The manufacturing renaissance at the base of this supposed US economic is disappearing. It is unsurprising, quite predictable actually. First, there was the cleanup from last year’s major storms and then frontrunning potential trade restrictions. Manufacturers domestically were gearing up for a whole host of non-economic reasons. If Keynes had ever been right about activity for the sake of activity, it would have shown up here.

Instead, after twelve months of favorable comparisons economic accounts are once more coming back down to the pitiful baseline economic state. The latest is durable goods. In September 2018, according to the Census Bureau, new orders for long-lasting goods rose just 3.9% (unadjusted) year-over-year, the lowest gain since April 2017. Over the twelve months prior to September new orders had averaged more than 8% growth.
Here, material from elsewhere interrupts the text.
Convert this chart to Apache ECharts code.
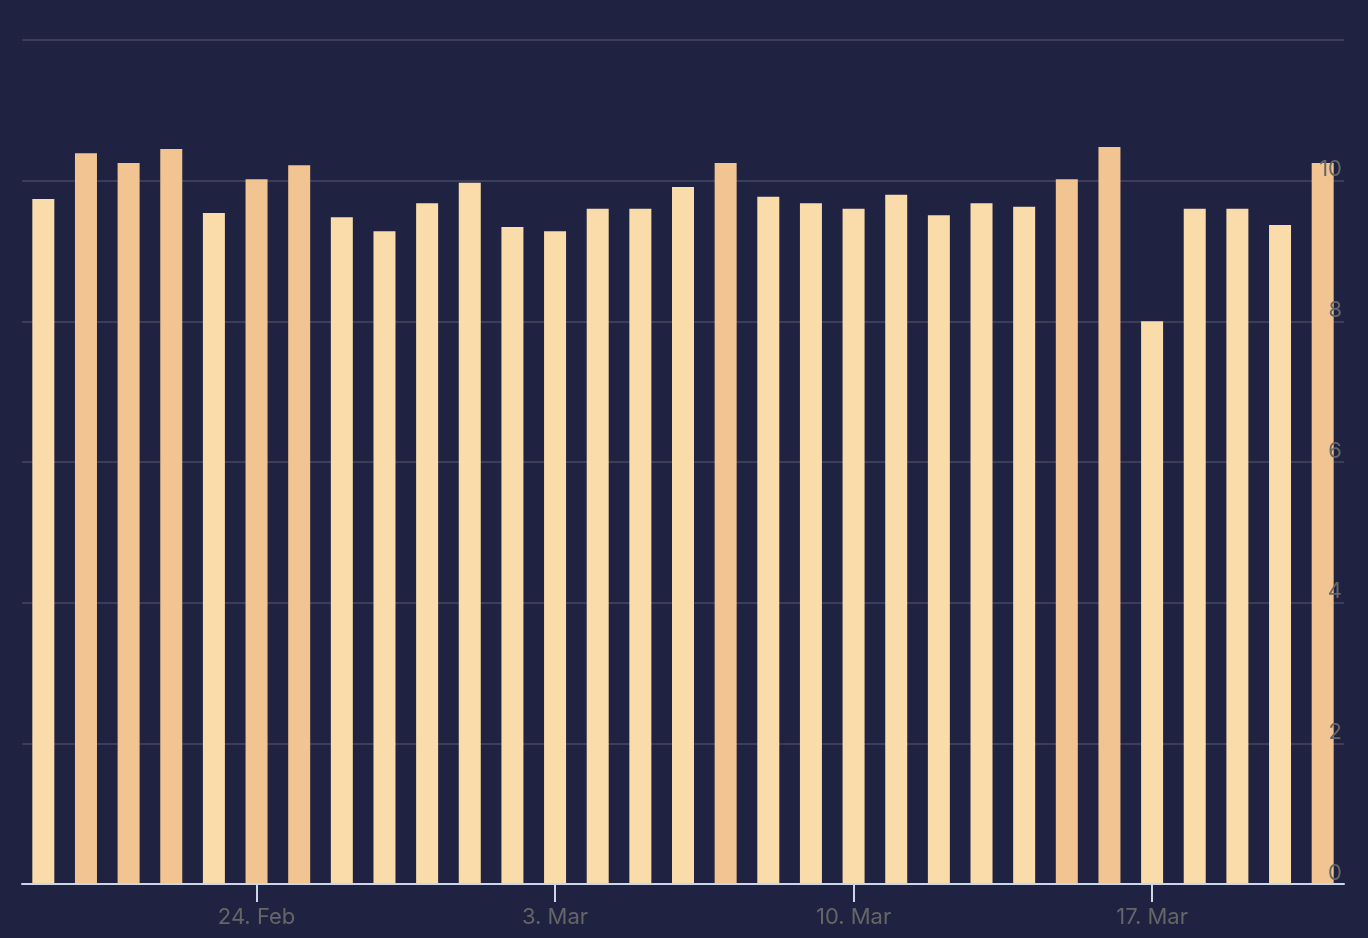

In terms of capital goods, this reversion to form is even more dramatic. New orders for capital goods had likewise averaged more than 8% from September 2017 to August 2018. Last month, however, orders were nearly unchanged, rising by just 0.9%.

What matters most is the more recent results. For those, we turn to the seasonally adjusted series. Manufacturing activity in this segment appears robust but only in those discrete periods – the three months after Harvey and then for three months leading up to the trade war stuff.

In the five months since, however, durable goods orders are growing at a pitiful 2.4% rate. At such a low level, it’s now difficult to distinguish between coming back down to the prior trend and the possible condition of rolling over into the next downturn.

This analysis is complicated further by that second three-month period in early 2018 when activity was almost certainly pulled forward ahead of trade restrictions. Therefore, we are left wondering what that 2.4% annual rate really suggests, and it could be a combination of all three: demand pulled forward, a sluggish economy underneath all-the-while, and that weakness contributing to the same possible economic rollover already appearing elsewhere around the world.